Shared between ReqLLM.OpenTelemetry (which feeds them to an OTel meter)
and ReqLLM.Telemetry.OpenTelemetry (which returns them in the span stub).
stop/2 returns a list of records like:
%{
name: "gen_ai.client.operation.duration",
value: 0.412,
unit: "s",
description: "GenAI operation duration.",
boundaries: [0.01, 0.02, 0.04, ...],
attributes: %{
"gen_ai.operation.name" => "chat",
"gen_ai.provider.name" => "openai",
"gen_ai.request.model" => "gpt-5",
"gen_ai.response.model" => "gpt-5-2025-04-01",
"server.address" => "api.openai.com",
"server.port" => 443
}
}TTFC and TPOC records are only emitted for mode: :stream requests that
observed at least one non-empty content chunk. Token histograms emit on
:stop only; exception/2 emits the duration record with error.type
populated so failures stay visible in latency charts.
Bucket boundaries
The bucket boundaries on each record (@duration_boundaries,
@token_boundaries) are mandated by the OpenTelemetry GenAI metrics
spec, not chosen by ReqLLM. Backends like Prometheus need fixed
boundaries baked into the instrument at creation time, and the spec
defines them up-front so different GenAI clients produce histograms a
dashboard can compare apples-to-apples.
The two scales reflect what LLM workloads actually look like:
- Durations double from 10 ms up to ~82 s
(
[0.01, 0.02, 0.04, …, 81.92]) — short embeddings calls and long reasoning streams both fit in the same histogram with useful resolution. - Token counts quadruple from 1 up to ~67 M
(
[1, 4, 16, …, 67_108_864]) — single-token completions and multi-million-token context windows both stay on-scale.

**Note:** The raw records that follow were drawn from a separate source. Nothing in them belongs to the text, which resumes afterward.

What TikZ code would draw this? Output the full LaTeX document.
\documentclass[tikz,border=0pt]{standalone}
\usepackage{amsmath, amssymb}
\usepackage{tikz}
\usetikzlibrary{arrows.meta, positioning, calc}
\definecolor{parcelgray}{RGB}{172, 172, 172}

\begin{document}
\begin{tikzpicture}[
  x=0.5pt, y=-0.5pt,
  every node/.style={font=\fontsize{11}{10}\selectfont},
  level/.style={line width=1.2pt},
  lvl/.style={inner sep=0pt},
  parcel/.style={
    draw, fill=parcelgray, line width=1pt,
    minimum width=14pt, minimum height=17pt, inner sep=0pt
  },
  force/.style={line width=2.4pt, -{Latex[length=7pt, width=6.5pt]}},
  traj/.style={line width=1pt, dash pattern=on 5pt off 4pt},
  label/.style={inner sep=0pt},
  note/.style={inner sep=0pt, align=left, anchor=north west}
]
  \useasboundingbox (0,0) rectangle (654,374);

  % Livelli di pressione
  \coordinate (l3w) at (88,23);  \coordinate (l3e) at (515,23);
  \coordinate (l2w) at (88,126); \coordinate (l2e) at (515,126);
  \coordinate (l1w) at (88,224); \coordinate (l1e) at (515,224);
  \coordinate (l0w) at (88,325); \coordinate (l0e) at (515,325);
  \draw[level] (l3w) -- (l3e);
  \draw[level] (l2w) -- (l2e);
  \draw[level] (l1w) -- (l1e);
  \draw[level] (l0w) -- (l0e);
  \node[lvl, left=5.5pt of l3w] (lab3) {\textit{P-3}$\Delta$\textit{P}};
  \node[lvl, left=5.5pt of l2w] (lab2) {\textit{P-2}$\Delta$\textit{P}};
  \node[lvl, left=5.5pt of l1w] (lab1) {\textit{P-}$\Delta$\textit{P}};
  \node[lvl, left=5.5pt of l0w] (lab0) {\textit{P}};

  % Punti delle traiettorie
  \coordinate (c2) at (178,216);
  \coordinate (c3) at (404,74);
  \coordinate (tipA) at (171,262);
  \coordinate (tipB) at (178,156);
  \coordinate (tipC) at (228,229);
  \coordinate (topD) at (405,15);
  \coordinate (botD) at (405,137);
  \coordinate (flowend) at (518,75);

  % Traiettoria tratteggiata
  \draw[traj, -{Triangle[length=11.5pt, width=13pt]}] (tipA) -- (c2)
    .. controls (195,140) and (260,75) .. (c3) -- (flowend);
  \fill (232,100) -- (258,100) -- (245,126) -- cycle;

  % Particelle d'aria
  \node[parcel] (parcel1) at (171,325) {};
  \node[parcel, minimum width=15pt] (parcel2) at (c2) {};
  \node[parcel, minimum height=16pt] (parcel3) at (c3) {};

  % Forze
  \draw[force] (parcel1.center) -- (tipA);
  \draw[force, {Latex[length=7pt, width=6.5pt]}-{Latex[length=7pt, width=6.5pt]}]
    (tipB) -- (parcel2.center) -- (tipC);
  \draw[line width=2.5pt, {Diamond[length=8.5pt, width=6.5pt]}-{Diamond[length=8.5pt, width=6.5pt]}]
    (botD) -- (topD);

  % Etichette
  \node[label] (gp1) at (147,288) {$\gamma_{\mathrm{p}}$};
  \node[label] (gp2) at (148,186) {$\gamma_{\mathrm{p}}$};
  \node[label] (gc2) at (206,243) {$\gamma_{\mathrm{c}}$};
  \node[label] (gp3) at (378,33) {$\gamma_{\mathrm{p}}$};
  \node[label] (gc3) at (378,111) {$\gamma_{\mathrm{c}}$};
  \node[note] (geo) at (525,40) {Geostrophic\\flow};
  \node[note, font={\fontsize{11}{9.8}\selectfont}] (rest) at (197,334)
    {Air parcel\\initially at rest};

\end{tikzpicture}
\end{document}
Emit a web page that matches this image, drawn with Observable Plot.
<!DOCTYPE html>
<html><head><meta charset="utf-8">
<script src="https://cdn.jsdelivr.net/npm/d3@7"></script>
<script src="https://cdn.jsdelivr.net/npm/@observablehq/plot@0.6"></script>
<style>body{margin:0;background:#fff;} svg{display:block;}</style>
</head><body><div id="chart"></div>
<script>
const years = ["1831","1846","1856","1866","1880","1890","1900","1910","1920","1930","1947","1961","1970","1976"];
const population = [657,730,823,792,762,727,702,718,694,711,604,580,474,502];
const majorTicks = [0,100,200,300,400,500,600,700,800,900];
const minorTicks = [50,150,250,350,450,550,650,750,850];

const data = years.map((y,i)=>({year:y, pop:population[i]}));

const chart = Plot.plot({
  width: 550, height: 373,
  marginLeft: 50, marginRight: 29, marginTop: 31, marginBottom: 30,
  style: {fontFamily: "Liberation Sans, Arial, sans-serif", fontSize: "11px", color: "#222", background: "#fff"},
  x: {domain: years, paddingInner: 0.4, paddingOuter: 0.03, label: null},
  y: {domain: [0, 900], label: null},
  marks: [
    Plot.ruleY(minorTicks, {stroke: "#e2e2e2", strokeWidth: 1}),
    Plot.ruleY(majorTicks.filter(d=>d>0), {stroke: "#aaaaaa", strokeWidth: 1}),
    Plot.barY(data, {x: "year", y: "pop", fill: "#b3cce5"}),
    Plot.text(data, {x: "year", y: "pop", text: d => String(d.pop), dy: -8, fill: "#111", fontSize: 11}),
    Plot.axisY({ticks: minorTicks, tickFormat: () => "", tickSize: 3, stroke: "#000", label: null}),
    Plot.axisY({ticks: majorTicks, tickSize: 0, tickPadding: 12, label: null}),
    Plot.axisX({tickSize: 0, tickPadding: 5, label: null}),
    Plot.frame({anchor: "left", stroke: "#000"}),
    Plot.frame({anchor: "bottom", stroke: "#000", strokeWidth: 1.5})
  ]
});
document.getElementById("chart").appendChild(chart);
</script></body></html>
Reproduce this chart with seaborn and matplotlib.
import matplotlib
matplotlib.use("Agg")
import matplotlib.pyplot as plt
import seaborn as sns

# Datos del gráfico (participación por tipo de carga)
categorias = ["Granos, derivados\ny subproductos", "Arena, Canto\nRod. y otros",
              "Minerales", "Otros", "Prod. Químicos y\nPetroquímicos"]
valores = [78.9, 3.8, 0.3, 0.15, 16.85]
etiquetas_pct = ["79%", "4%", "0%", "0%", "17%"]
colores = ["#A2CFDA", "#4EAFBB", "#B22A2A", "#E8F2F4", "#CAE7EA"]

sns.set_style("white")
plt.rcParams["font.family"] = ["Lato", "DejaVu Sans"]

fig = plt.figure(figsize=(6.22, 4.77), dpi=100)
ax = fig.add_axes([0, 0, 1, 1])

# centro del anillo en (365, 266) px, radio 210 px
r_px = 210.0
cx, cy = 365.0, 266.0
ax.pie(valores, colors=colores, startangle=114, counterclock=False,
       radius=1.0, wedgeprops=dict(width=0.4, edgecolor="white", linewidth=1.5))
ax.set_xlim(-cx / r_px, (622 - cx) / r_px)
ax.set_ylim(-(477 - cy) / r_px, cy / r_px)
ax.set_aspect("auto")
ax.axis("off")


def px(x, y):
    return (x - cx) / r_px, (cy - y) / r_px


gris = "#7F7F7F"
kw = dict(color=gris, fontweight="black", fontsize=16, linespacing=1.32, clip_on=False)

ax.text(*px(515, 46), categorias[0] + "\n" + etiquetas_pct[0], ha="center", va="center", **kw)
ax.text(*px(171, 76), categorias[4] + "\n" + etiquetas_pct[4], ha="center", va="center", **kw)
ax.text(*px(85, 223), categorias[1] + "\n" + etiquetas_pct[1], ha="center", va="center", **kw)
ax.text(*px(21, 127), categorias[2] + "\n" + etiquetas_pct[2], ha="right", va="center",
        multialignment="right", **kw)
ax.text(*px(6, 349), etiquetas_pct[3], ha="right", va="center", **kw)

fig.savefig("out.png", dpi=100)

Exposed via duration_boundaries/0 and token_boundaries/0 for hosts
that wire up custom histogram instruments themselves.
Summary
Functions
Spec bucket boundaries for duration histograms (seconds).

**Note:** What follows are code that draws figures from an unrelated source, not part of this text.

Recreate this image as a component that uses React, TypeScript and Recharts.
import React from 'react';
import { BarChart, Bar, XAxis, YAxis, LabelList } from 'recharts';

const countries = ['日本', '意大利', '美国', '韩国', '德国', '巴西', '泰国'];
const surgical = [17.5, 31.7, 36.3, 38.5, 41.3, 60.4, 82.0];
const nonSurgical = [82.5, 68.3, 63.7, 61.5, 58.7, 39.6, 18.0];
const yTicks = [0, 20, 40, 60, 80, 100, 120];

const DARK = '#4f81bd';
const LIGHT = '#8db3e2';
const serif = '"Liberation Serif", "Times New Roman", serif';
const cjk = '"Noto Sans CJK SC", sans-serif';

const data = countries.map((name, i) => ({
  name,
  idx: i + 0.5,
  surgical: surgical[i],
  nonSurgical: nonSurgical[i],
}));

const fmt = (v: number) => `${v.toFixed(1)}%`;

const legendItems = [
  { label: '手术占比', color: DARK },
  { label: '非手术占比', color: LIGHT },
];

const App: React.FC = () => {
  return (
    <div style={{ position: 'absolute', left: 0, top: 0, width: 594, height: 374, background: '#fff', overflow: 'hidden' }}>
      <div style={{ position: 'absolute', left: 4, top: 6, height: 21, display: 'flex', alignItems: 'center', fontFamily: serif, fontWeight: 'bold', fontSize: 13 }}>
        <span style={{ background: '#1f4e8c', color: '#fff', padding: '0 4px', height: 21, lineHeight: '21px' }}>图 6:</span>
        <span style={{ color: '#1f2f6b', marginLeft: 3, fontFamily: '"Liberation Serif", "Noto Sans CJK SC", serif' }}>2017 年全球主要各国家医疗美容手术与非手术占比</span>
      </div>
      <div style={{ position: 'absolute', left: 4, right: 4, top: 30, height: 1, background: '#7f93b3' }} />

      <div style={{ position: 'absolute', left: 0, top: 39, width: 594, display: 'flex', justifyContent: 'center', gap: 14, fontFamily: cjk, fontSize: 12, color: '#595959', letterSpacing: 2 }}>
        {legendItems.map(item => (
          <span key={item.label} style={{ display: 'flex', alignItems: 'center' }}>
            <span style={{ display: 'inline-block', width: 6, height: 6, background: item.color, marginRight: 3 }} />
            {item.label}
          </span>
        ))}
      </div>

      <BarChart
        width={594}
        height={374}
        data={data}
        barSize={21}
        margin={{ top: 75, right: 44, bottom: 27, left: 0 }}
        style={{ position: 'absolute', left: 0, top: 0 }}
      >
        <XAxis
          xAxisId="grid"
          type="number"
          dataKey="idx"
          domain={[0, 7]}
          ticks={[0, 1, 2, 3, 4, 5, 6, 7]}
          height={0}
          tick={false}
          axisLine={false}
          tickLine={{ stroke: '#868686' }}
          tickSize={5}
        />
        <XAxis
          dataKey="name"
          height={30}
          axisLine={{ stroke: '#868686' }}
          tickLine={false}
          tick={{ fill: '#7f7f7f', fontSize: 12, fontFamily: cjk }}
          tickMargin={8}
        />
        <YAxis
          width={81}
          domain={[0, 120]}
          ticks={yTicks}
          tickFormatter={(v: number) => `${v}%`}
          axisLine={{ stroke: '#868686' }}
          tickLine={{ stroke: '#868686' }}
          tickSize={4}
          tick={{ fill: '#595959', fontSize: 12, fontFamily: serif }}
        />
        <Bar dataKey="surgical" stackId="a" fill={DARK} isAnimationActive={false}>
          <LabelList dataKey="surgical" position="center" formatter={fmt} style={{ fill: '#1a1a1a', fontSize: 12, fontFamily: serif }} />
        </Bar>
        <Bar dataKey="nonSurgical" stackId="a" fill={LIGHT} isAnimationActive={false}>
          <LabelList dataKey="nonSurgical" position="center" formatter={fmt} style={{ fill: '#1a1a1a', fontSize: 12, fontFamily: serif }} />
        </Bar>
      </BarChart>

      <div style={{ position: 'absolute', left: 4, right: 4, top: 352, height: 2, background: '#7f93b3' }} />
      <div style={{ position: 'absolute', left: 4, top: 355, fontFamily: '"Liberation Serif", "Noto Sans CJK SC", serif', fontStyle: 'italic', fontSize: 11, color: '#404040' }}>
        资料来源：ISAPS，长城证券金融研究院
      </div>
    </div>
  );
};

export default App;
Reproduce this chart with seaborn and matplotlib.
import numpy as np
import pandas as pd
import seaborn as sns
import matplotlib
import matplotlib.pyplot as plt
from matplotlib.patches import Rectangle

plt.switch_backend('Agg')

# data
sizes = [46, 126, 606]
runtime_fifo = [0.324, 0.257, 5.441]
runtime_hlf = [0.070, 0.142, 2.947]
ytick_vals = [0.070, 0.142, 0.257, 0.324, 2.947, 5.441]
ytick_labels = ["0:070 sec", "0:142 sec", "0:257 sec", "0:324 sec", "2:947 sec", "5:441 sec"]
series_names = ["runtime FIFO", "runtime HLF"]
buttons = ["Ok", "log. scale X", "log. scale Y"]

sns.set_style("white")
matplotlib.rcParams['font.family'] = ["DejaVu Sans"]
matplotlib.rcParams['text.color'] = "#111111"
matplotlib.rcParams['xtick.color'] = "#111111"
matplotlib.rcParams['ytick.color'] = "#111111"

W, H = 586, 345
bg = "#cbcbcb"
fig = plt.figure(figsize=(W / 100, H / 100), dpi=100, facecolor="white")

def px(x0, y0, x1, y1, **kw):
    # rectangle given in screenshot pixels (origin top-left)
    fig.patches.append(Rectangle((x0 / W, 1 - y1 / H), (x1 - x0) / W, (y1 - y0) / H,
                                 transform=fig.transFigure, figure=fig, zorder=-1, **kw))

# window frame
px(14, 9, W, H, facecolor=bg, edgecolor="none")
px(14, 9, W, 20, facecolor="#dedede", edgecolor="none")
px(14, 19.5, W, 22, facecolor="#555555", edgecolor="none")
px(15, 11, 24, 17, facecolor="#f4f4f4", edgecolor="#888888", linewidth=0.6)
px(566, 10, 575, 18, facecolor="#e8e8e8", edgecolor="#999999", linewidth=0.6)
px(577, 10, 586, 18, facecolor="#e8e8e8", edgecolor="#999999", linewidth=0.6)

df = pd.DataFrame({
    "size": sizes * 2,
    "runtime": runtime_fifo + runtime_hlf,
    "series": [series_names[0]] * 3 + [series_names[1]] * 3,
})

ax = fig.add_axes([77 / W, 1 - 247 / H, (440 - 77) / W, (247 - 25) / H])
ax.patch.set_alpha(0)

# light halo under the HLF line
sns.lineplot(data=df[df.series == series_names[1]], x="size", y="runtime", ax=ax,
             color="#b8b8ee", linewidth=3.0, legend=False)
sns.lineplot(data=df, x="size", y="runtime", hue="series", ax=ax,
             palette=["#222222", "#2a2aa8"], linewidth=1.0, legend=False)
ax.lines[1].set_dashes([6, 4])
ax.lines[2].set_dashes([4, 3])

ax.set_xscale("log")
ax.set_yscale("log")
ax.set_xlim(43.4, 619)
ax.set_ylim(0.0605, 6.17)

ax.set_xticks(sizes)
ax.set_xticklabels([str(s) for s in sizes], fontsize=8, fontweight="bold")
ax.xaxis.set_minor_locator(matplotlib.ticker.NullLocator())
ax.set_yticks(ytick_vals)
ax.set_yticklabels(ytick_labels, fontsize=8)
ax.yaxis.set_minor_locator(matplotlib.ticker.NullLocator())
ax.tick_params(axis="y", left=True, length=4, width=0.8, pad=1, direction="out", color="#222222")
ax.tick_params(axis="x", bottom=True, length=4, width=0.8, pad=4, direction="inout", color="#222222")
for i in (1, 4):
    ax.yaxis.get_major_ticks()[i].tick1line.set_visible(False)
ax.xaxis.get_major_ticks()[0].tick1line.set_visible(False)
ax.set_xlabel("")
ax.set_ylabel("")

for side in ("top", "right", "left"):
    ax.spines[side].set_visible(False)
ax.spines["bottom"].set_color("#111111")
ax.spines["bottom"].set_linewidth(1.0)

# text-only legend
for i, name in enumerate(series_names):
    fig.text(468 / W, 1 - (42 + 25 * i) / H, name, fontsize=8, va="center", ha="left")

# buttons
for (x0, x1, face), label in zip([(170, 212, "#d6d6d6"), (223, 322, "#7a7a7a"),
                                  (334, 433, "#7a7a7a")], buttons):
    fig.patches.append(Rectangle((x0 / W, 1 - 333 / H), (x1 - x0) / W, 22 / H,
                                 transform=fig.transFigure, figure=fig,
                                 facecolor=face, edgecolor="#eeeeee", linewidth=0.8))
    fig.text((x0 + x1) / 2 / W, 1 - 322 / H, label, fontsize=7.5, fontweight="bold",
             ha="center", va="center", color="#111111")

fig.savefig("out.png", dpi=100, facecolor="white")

Builds histogram records to emit on [:req_llm, :request, :exception].
Builds histogram records to emit on [:req_llm, :request, :stop].
Spec bucket boundaries for token histograms (tokens).
Types
Functions
@spec duration_boundaries() :: [number()]

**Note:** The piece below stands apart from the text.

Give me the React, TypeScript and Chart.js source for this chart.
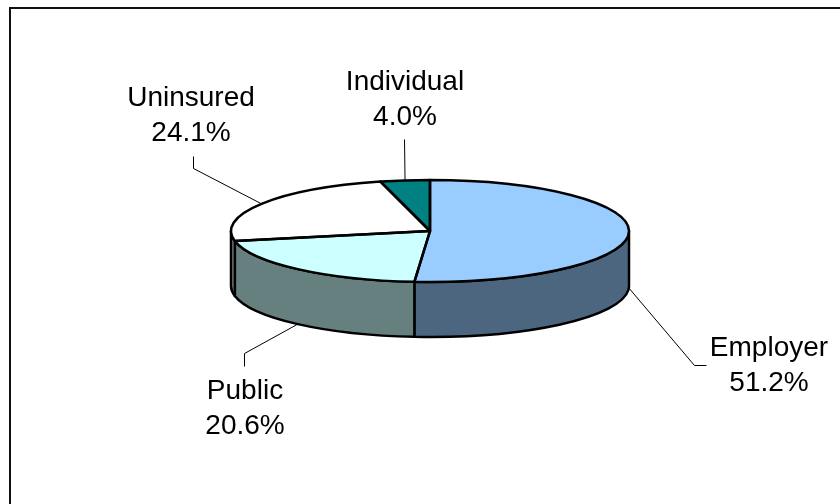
import React, { useEffect, useRef } from "react";
import { Chart, registerables } from "chart.js";

Chart.register(...registerables);

// ---- data ----
const CATEGORIES = ["Employer", "Public", "Uninsured", "Individual"];
const SHARES = [51.2, 20.6, 24.1, 4.0];

// ---- styles ----
const TOP_COLORS = ["#99CCFF", "#CCFFFF", "#FFFFFF", "#008080"];
const SIDE_COLORS = ["#4D6680", "#668080", "#808080", "#004040"];
const TILT = 51 / 199; // vertical squash of the pie top
const DEPTH = 55; // thickness of the pie, px
const FONT = '28px "Liberation Sans", Arial, sans-serif';
const LINE_GAP = 35;
const OUTLINE = 2.5;

// label layout: text centre x, first baseline y, leader elbow and end
const LABEL_LAYOUT = [
  { cx: 769, by: 356, elbow: [694, 365], end: [706, 365] },
  { cx: 245, by: 399, elbow: [244, 353], end: [244, 366] },
  { cx: 191, by: 106, elbow: [193, 168], end: [193, 156] },
  { cx: 405, by: 90, elbow: null, end: [404, 139] },
];

const pie3d = {
  id: "pie3d",
  beforeDraw(chart: any) {
    const ctx = chart.ctx;
    ctx.save();
    ctx.fillStyle = "#fff";
    ctx.fillRect(0, 0, chart.width, chart.height);
    ctx.strokeStyle = "#111";
    ctx.lineWidth = 2;
    ctx.strokeRect(10, 8, chart.width + 40, chart.height + 40);
    ctx.restore();
  },
  beforeDatasetsDraw(chart: any) {
    const ctx = chart.ctx;
    const arcs = chart.getDatasetMeta(0).data;
    const { x: cx, y: cy, outerRadius: rx } = arcs[0].getProps(["x", "y", "outerRadius"], true);
    const ry = rx * TILT;
    ctx.save();
    ctx.lineWidth = OUTLINE;
    ctx.strokeStyle = "#000";
    ctx.lineJoin = "round";
    arcs.forEach((arc: any, i: number) => {
      const { startAngle, endAngle } = arc.getProps(["startAngle", "endAngle"], true);
      const a = Math.max(startAngle, 0);
      const b = Math.min(endAngle, Math.PI);
      if (b <= a) return;
      ctx.beginPath();
      ctx.ellipse(cx, cy, rx, ry, 0, a, b);
      ctx.ellipse(cx, cy + DEPTH, rx, ry, 0, b, a, true);
      ctx.closePath();
      ctx.fillStyle = SIDE_COLORS[i];
      ctx.fill();
      ctx.stroke();
    });
    ctx.restore();
    ctx.save();
    ctx.translate(cx, cy);
    ctx.scale(1, TILT);
    ctx.translate(-cx, -cy);
  },
  afterDatasetsDraw(chart: any) {
    const ctx = chart.ctx;
    ctx.restore();
    const arcs = chart.getDatasetMeta(0).data;
    const { x: cx, y: cy, outerRadius: rx } = arcs[0].getProps(["x", "y", "outerRadius"], true);
    const ry = rx * TILT;
    ctx.save();
    ctx.lineWidth = OUTLINE;
    ctx.strokeStyle = "#000";
    ctx.lineJoin = "round";
    arcs.forEach((arc: any) => {
      const { startAngle, endAngle } = arc.getProps(["startAngle", "endAngle"], true);
      ctx.beginPath();
      ctx.moveTo(cx, cy);
      ctx.ellipse(cx, cy, rx, ry, 0, startAngle, endAngle);
      ctx.closePath();
      ctx.stroke();
    });
    // leader lines and labels
    ctx.lineWidth = 1;
    ctx.font = FONT;
    ctx.textAlign = "center";
    ctx.textBaseline = "alphabetic";
    arcs.forEach((arc: any, i: number) => {
      const { startAngle, endAngle } = arc.getProps(["startAngle", "endAngle"], true);
      const m = (startAngle + endAngle) / 2;
      const s = Math.sin(m);
      const px = cx + rx * Math.cos(m);
      const py = cy + ry * s + (s > 0 ? DEPTH : 0);
      const L = LABEL_LAYOUT[i];
      ctx.strokeStyle = "#000";
      ctx.beginPath();
      ctx.moveTo(px, py);
      if (L.elbow) ctx.lineTo(L.elbow[0] + 0.5, L.elbow[1] + 0.5);
      ctx.lineTo(L.end[0] + 0.5, L.end[1] + 0.5);
      ctx.stroke();
      ctx.fillStyle = "#000";
      ctx.fillText(CATEGORIES[i], L.cx, L.by);
      ctx.fillText(SHARES[i].toFixed(1) + "%", L.cx, L.by + LINE_GAP);
    });
    ctx.restore();
  },
};

export default function App() {
  const ref = useRef<HTMLCanvasElement | null>(null);
  useEffect(() => {
    if (!ref.current) return;
    const chart = new Chart(ref.current, {
      type: "pie",
      data: {
        labels: CATEGORIES,
        datasets: [
          {
            data: SHARES,
            backgroundColor: TOP_COLORS,
            borderWidth: 0,
            hoverOffset: 0,
          },
        ],
      },
      options: {
        responsive: false,
        animation: false,
        events: [],
        layout: { padding: { left: 231, right: 211, top: 32, bottom: 74 } },
        plugins: { legend: { display: false }, tooltip: { enabled: false }, title: { display: false } },
      },
      plugins: [pie3d],
    });
    return () => chart.destroy();
  }, []);
  return (
    <canvas
      ref={ref}
      width={840}
      height={504}
      style={{ position: "absolute", left: 0, top: 0, display: "block" }}
    />
  );
}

Spec bucket boundaries for duration histograms (seconds).
@spec exception(map(), integer() | nil) :: [histogram_record()]
Builds histogram records to emit on [:req_llm, :request, :exception].
Records the duration histogram with error.type populated. Token and
streaming histograms are intentionally skipped — usage and chunk timings
are not reliable on exception. Returns [] when duration is unavailable.
@spec stop(map(), integer() | nil) :: [histogram_record()]
Builds histogram records to emit on [:req_llm, :request, :stop].
duration is in :native time units. Returns [] when duration is
unavailable — without a duration the per-request metric set isn't
meaningful.
@spec token_boundaries() :: [number()]
Spec bucket boundaries for token histograms (tokens).